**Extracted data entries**
*-*-*

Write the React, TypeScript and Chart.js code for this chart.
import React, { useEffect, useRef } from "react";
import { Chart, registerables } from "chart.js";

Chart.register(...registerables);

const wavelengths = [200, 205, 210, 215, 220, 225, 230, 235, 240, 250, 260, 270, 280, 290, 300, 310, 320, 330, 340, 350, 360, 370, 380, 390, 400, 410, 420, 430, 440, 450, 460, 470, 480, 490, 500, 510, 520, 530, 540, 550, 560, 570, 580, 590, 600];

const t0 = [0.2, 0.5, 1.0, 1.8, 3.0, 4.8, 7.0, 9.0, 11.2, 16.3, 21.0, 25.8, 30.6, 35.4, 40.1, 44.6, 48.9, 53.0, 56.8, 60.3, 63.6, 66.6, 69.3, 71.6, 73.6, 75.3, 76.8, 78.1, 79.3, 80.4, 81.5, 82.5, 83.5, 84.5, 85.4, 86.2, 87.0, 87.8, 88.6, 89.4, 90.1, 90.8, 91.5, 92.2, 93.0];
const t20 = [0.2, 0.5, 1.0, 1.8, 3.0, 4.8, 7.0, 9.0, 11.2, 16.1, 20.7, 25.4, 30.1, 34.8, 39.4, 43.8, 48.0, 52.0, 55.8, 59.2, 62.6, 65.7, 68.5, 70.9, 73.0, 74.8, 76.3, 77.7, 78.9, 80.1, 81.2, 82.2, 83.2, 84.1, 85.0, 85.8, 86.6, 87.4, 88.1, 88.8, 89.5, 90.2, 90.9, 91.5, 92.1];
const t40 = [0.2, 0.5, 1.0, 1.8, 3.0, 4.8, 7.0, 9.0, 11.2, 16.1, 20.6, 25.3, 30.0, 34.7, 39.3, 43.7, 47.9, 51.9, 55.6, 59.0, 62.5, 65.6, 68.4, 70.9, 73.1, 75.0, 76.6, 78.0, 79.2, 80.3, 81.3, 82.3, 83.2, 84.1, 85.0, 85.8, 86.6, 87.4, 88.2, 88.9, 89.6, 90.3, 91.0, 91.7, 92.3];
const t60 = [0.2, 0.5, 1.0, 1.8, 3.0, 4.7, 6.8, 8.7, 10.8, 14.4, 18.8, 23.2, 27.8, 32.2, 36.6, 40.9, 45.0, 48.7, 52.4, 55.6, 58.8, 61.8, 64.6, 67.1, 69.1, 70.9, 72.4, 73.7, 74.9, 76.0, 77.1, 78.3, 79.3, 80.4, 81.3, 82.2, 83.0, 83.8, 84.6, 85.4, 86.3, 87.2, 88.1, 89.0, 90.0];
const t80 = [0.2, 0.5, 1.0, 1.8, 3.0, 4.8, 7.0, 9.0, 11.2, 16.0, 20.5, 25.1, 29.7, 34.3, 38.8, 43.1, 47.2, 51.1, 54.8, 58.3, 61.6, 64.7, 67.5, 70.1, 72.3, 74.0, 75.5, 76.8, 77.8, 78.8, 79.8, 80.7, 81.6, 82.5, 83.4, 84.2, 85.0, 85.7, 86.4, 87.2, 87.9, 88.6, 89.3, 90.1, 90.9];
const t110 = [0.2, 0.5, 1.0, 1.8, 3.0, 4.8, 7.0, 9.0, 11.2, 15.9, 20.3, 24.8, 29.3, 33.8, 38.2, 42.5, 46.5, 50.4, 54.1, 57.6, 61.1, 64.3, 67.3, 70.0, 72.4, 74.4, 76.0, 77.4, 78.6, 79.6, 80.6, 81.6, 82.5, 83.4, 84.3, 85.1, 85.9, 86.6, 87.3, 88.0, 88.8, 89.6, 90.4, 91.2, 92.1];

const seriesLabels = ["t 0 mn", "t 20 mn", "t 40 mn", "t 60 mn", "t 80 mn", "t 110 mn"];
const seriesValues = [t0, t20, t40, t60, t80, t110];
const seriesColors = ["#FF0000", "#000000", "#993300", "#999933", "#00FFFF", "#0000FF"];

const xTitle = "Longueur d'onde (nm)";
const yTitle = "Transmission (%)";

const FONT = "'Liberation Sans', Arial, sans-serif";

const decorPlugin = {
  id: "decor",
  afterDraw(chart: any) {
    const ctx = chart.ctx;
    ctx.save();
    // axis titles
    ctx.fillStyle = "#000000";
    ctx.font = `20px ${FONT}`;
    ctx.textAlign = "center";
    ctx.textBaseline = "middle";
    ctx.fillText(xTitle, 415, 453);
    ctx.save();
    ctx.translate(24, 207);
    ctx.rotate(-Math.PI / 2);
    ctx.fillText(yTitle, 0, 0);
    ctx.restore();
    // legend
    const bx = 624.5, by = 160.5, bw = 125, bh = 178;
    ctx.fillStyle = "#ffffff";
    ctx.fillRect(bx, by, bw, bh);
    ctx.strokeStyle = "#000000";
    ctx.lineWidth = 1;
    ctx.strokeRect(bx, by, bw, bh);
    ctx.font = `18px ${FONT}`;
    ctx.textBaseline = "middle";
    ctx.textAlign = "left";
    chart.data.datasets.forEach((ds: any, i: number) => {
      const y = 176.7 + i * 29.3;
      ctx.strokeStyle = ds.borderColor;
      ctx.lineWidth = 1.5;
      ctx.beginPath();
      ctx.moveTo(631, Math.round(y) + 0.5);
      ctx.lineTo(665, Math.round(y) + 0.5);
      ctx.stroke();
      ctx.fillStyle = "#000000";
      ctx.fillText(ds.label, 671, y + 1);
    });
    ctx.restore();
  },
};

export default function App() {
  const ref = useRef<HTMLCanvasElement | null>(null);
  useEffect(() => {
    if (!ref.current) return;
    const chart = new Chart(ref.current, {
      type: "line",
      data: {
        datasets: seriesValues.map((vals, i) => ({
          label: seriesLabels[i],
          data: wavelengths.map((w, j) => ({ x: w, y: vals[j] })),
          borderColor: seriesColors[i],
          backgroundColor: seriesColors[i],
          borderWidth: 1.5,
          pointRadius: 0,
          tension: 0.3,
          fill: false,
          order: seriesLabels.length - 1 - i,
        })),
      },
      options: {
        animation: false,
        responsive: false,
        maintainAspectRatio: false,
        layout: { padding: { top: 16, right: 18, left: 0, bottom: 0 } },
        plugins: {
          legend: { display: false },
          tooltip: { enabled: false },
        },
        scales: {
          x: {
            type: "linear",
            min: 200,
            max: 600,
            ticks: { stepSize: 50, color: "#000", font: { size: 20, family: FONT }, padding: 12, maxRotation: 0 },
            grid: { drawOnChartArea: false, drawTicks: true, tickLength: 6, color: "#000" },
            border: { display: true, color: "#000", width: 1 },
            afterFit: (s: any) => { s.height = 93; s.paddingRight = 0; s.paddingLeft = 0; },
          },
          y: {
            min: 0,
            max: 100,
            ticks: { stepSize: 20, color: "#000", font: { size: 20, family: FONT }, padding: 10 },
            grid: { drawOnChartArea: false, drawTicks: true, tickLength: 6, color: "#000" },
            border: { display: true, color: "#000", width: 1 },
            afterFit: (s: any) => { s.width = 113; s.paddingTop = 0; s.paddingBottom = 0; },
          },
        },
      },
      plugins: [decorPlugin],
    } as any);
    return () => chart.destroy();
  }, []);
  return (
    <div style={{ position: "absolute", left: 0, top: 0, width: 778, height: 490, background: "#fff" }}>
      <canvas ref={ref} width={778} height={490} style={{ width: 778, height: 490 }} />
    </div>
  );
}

*-*-*

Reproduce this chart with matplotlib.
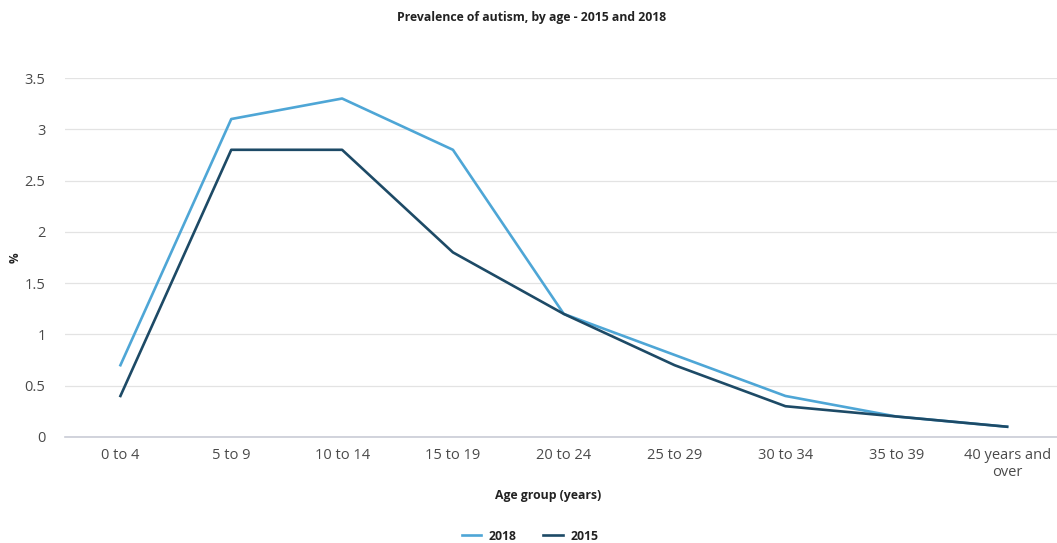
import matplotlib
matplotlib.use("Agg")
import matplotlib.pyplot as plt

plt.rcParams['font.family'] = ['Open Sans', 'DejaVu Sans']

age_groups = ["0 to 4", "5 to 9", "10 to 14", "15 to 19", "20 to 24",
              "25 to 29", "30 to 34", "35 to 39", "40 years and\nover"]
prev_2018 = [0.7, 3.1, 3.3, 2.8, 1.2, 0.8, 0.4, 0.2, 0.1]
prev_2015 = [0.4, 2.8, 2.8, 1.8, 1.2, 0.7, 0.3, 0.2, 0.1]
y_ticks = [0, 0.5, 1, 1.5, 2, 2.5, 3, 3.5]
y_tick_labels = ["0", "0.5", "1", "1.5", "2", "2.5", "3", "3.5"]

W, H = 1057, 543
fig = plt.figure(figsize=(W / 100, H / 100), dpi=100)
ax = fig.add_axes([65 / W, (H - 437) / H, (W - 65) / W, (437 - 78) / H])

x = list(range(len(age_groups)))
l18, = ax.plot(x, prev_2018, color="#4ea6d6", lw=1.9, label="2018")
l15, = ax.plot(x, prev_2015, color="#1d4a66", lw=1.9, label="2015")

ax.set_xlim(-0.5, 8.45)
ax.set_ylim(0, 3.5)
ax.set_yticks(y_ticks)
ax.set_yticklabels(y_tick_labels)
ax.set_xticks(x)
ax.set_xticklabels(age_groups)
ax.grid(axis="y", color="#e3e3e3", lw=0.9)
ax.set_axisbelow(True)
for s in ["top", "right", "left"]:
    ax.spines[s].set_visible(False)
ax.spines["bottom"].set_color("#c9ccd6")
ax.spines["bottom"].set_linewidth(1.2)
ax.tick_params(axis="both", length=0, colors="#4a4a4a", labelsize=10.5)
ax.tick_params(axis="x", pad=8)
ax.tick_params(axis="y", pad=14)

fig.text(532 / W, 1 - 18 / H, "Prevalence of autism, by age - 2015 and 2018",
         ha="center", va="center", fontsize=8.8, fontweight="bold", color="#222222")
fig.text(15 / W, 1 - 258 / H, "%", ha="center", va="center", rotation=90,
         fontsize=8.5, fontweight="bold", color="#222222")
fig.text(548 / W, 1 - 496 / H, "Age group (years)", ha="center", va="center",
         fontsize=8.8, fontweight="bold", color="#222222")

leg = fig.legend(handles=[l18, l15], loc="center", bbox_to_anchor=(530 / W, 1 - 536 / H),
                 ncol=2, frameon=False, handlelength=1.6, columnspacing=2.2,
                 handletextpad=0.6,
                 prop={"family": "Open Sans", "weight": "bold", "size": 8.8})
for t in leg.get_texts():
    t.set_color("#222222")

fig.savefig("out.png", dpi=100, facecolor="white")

*-*-*

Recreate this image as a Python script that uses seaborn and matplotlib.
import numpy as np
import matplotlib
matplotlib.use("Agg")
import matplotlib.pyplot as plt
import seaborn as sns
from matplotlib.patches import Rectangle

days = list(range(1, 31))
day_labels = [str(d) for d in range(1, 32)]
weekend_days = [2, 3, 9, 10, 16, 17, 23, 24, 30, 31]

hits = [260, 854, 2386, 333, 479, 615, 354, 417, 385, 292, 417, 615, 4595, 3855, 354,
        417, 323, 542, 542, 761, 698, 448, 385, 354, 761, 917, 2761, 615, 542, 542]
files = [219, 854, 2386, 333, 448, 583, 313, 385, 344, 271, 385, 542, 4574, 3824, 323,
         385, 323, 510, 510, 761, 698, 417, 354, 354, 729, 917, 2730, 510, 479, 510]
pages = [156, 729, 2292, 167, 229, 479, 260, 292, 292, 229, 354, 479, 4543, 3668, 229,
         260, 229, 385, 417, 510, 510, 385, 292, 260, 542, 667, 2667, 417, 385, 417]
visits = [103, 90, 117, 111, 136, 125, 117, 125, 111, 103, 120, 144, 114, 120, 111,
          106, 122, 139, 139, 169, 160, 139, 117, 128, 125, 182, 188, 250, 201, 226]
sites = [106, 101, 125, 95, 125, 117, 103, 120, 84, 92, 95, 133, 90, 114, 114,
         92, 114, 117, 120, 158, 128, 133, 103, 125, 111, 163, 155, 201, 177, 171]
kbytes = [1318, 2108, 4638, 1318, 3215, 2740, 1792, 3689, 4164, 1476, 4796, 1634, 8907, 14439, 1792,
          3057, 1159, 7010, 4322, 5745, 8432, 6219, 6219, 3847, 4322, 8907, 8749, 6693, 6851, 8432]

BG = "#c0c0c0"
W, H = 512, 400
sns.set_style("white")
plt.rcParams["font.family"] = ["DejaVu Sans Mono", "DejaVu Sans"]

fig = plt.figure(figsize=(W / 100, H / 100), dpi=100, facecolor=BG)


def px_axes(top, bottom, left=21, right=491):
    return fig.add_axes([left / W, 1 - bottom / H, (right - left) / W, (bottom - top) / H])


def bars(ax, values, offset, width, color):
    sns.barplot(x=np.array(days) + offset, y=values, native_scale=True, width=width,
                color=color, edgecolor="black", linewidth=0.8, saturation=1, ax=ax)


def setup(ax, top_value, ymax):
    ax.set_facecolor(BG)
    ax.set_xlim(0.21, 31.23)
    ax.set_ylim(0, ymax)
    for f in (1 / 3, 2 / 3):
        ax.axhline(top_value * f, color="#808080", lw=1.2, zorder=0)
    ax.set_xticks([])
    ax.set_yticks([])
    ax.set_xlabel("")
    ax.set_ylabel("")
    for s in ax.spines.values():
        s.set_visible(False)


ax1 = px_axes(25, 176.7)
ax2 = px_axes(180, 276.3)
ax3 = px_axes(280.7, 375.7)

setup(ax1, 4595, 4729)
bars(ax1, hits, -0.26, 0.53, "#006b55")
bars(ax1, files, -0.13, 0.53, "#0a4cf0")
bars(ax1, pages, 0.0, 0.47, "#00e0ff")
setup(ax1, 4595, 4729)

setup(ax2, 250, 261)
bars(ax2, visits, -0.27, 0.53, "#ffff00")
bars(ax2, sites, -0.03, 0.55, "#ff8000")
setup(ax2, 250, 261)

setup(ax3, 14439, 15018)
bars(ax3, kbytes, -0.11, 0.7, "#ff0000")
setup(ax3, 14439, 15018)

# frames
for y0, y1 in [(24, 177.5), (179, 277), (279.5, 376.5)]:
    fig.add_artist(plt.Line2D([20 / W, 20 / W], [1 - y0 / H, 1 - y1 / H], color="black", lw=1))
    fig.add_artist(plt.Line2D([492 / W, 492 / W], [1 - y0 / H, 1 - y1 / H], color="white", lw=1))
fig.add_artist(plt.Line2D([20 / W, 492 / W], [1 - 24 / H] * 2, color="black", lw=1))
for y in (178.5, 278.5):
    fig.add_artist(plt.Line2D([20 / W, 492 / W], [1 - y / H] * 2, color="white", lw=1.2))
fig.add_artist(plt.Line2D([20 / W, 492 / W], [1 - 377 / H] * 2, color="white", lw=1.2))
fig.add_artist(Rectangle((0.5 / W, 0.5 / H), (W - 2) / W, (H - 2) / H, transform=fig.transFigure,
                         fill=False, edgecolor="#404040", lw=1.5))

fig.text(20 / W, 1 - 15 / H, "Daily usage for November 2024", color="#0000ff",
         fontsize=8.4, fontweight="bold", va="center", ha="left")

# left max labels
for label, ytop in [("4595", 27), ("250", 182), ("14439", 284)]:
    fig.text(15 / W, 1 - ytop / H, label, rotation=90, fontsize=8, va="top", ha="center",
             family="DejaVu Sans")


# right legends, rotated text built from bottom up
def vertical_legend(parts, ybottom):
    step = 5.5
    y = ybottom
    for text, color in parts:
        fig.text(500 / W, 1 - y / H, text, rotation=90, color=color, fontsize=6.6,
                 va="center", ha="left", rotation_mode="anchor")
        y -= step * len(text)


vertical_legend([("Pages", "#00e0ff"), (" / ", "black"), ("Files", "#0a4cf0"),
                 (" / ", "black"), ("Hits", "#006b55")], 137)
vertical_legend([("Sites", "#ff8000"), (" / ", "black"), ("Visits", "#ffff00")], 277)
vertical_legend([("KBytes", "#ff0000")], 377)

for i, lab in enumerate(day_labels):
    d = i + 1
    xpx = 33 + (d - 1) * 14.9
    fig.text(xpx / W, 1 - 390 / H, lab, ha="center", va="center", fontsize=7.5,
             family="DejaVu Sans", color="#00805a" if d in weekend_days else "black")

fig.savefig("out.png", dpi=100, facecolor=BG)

*-*-*

**WHAT YOU HAVE TO DO**
Each line that has the word "seaborn" should be copied.

**TASK ANSWER**
Recreate this image as a Python script that uses seaborn and matplotlib.
import seaborn as sns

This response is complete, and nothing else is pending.